= Exercise instructions =
Reproduce every line of the material below, but drop the pictures.

··· Dataset content ···

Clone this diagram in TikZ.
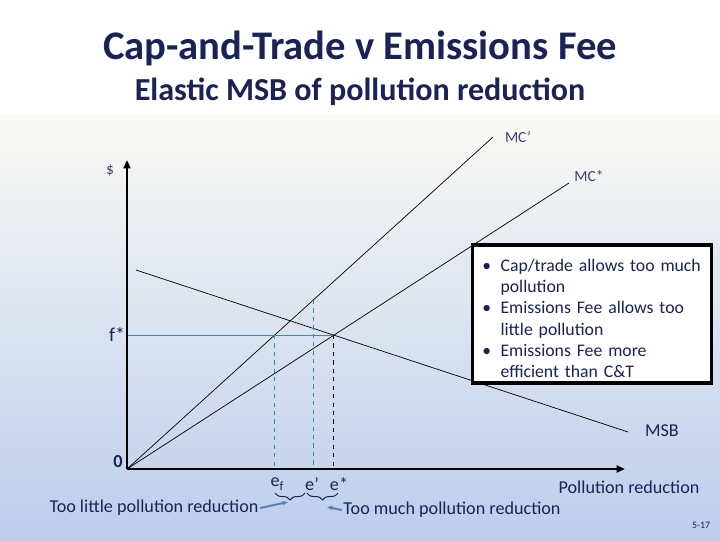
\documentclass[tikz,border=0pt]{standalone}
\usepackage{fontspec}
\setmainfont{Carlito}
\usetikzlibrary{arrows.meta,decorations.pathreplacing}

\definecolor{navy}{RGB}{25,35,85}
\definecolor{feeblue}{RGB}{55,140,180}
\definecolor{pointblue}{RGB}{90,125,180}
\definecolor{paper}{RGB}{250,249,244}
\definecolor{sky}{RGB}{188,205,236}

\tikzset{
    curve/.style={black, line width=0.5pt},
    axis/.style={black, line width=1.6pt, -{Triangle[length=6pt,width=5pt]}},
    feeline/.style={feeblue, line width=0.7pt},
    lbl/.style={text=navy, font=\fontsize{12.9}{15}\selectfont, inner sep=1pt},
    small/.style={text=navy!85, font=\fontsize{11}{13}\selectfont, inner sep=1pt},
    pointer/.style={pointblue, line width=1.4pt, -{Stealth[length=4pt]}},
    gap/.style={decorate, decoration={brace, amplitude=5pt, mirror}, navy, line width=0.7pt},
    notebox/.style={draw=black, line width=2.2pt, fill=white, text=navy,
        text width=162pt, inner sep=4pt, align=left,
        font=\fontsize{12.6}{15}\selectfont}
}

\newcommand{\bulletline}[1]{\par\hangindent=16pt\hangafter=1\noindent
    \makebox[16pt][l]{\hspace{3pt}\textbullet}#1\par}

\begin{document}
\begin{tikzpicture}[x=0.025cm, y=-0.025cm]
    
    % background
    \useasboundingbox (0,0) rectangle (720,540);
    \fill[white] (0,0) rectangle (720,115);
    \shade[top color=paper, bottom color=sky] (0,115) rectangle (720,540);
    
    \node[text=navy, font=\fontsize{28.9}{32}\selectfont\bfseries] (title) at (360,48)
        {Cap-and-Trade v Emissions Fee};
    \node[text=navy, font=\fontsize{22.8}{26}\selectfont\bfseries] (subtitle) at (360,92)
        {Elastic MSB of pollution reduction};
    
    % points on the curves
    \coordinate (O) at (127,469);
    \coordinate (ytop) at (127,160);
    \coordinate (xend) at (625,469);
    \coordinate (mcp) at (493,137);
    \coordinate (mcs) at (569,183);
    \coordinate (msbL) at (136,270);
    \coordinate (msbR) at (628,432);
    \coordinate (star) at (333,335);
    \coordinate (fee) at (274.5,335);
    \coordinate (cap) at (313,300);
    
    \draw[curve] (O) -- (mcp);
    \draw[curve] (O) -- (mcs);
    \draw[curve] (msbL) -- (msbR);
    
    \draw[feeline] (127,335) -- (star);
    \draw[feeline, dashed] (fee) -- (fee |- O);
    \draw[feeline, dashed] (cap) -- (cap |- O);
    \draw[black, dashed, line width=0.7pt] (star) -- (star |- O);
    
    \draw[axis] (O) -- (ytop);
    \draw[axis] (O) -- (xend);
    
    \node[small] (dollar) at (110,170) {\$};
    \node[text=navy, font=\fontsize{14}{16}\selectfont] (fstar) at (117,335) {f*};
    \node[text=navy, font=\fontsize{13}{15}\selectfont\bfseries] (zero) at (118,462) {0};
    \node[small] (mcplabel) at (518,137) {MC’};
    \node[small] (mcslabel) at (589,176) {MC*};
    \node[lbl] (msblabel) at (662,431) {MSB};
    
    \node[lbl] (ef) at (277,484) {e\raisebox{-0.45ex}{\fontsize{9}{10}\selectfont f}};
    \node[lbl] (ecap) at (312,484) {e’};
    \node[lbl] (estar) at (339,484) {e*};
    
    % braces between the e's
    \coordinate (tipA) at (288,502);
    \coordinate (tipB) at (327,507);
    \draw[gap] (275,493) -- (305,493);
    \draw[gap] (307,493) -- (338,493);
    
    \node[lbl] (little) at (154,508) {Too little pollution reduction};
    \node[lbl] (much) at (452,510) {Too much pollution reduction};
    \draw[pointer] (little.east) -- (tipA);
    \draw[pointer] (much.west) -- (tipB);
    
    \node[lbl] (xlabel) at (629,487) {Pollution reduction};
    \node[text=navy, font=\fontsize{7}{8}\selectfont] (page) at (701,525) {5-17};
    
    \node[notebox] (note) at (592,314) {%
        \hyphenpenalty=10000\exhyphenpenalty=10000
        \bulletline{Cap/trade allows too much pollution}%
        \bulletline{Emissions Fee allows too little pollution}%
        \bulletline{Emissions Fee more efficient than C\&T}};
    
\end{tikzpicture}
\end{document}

···

= Answer =
Clone this diagram in TikZ.
\documentclass[tikz,border=0pt]{standalone}
\usepackage{fontspec}
\setmainfont{Carlito}
\usetikzlibrary{arrows.meta,decorations.pathreplacing}

\definecolor{navy}{RGB}{25,35,85}
\definecolor{feeblue}{RGB}{55,140,180}
\definecolor{pointblue}{RGB}{90,125,180}
\definecolor{paper}{RGB}{250,249,244}
\definecolor{sky}{RGB}{188,205,236}

\tikzset{
    curve/.style={black, line width=0.5pt},
    axis/.style={black, line width=1.6pt, -{Triangle[length=6pt,width=5pt]}},
    feeline/.style={feeblue, line width=0.7pt},
    lbl/.style={text=navy, font=\fontsize{12.9}{15}\selectfont, inner sep=1pt},
    small/.style={text=navy!85, font=\fontsize{11}{13}\selectfont, inner sep=1pt},
    pointer/.style={pointblue, line width=1.4pt, -{Stealth[length=4pt]}},
    gap/.style={decorate, decoration={brace, amplitude=5pt, mirror}, navy, line width=0.7pt},
    notebox/.style={draw=black, line width=2.2pt, fill=white, text=navy,
        text width=162pt, inner sep=4pt, align=left,
        font=\fontsize{12.6}{15}\selectfont}
}

\newcommand{\bulletline}[1]{\par\hangindent=16pt\hangafter=1\noindent
    \makebox[16pt][l]{\hspace{3pt}\textbullet}#1\par}

\begin{document}
\begin{tikzpicture}[x=0.025cm, y=-0.025cm]
    
    % background
    \useasboundingbox (0,0) rectangle (720,540);
    \fill[white] (0,0) rectangle (720,115);
    \shade[top color=paper, bottom color=sky] (0,115) rectangle (720,540);
    
    \node[text=navy, font=\fontsize{28.9}{32}\selectfont\bfseries] (title) at (360,48)
        {Cap-and-Trade v Emissions Fee};
    \node[text=navy, font=\fontsize{22.8}{26}\selectfont\bfseries] (subtitle) at (360,92)
        {Elastic MSB of pollution reduction};
    
    % points on the curves
    \coordinate (O) at (127,469);
    \coordinate (ytop) at (127,160);
    \coordinate (xend) at (625,469);
    \coordinate (mcp) at (493,137);
    \coordinate (mcs) at (569,183);
    \coordinate (msbL) at (136,270);
    \coordinate (msbR) at (628,432);
    \coordinate (star) at (333,335);
    \coordinate (fee) at (274.5,335);
    \coordinate (cap) at (313,300);
    
    \draw[curve] (O) -- (mcp);
    \draw[curve] (O) -- (mcs);
    \draw[curve] (msbL) -- (msbR);
    
    \draw[feeline] (127,335) -- (star);
    \draw[feeline, dashed] (fee) -- (fee |- O);
    \draw[feeline, dashed] (cap) -- (cap |- O);
    \draw[black, dashed, line width=0.7pt] (star) -- (star |- O);
    
    \draw[axis] (O) -- (ytop);
    \draw[axis] (O) -- (xend);
    
    \node[small] (dollar) at (110,170) {\$};
    \node[text=navy, font=\fontsize{14}{16}\selectfont] (fstar) at (117,335) {f*};
    \node[text=navy, font=\fontsize{13}{15}\selectfont\bfseries] (zero) at (118,462) {0};
    \node[small] (mcplabel) at (518,137) {MC’};
    \node[small] (mcslabel) at (589,176) {MC*};
    \node[lbl] (msblabel) at (662,431) {MSB};
    
    \node[lbl] (ef) at (277,484) {e\raisebox{-0.45ex}{\fontsize{9}{10}\selectfont f}};
    \node[lbl] (ecap) at (312,484) {e’};
    \node[lbl] (estar) at (339,484) {e*};
    
    % braces between the e's
    \coordinate (tipA) at (288,502);
    \coordinate (tipB) at (327,507);
    \draw[gap] (275,493) -- (305,493);
    \draw[gap] (307,493) -- (338,493);
    
    \node[lbl] (little) at (154,508) {Too little pollution reduction};
    \node[lbl] (much) at (452,510) {Too much pollution reduction};
    \draw[pointer] (little.east) -- (tipA);
    \draw[pointer] (much.west) -- (tipB);
    
    \node[lbl] (xlabel) at (629,487) {Pollution reduction};
    \node[text=navy, font=\fontsize{7}{8}\selectfont] (page) at (701,525) {5-17};
    
    \node[notebox] (note) at (592,314) {%
        \hyphenpenalty=10000\exhyphenpenalty=10000
        \bulletline{Cap/trade allows too much pollution}%
        \bulletline{Emissions Fee allows too little pollution}%
        \bulletline{Emissions Fee more efficient than C\&T}};
    
\end{tikzpicture}
\end{document}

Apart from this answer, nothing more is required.